There was debate over whether families whose combined income is over $350,000 deserve any assistance with childcare fees at all, viewing the subsidy as a welfare payment to help low-income families. And many have pointed out that means tests and caps and the extortionate price of childcare are major disincentives for primary carers (usually women) and subsidiary earners (also usually women) to return to the workforce.

But all these arguments about the changes to the rebate (because call it whatever you like, it’s still a rebate) ignore the bigger problem: the policy is a bad one in the first place. The changes make it better for some and worse for others, but it is still a bad way of subsidising childcare.

Because it presents childcare as a service for parents, instead of a service for our littlest citizens.

Cashback schemes sound like something from a budget white goods store and gloss over the fact that education and care are not commodities. They are rights.

As a teacher with a fairly decent understanding of child development, I know that 80 per cent of my child’s brain will be formed by the age of three and 90 per cent by age five. Surely our discussion about where the money for early childhood education and care should come from should be about kids’ education and their right to it. I don’t care who your parents are or how much they earn. Education is not a parental right, it is a child’s right as a citizen.

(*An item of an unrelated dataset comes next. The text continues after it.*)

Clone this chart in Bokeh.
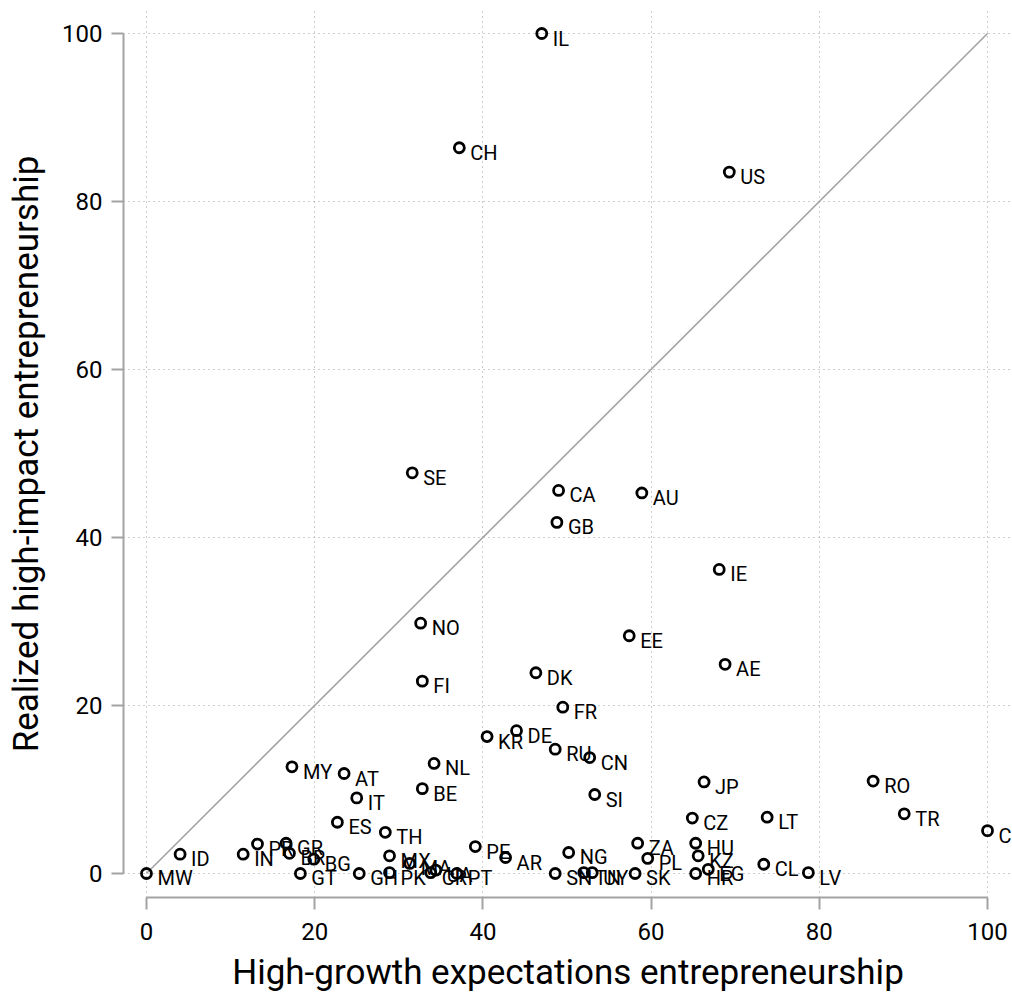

Getting parents squabbling with each other about who deserves what serves no-one but a government who want to save money on a childcare system that isn’t working.

And let’s be clear: the system isn’t working for anyone. Not for parents, who can barely afford to keep the lights on and keep their kids in care, not for early childhood educators, who are paid shamefully low salaries, and certainly not for children who have no or very limited entitlement to access. It’s not even working for the economy because so many parents are forced not to work or to work less than they would like to because of the prohibitive cost.

And the problem isn’t a lack of government investment. On the contrary, Australia spends well above the OECD average per child on ECEC (Early Childhood Education and Care). But the way the money is spent is just plain ridiculous.

In 2016, the former minister Kate Ellis said the childcare system was "incapable of meeting the needs of Australian parents, our economy, government, the workforce that keeps it going, or most importantly, the children for whom it exists".

The hodgepodge system was also described by Ellis as an egg needing to be unscrambled. And while I’m sure there’s some hip café in Newtown or Brunswick currently serving unscrambled eggs on sourdough, I think we’d be better off getting a new egg. What we need is not tinkering with policy, what we need is whole system reform.

We need to start again with how we can make a system that provides universal access for all children, that supports parents to return to work without remortgaging their house, and that pays educators in a way that reflects their high level of skill and expertise.

Not a week goes by that I don’t hear a parent say "why can’t it be more like the school system?" and, yeah, why can’t it be? Why can’t ECEC schools just be another level of schooling like primary and secondary schools? For all the negative press our education system gets, it sure works better than our early childhood system and provides exceptionally high-quality education for all children for free.

So forget about contacting your local member about whether you should get a higher percentage, or whether the cap is fair, or whether you should get the rebate at all. Contact them and demand they advocate for the rights of your children to education. The right that a democracy is built on.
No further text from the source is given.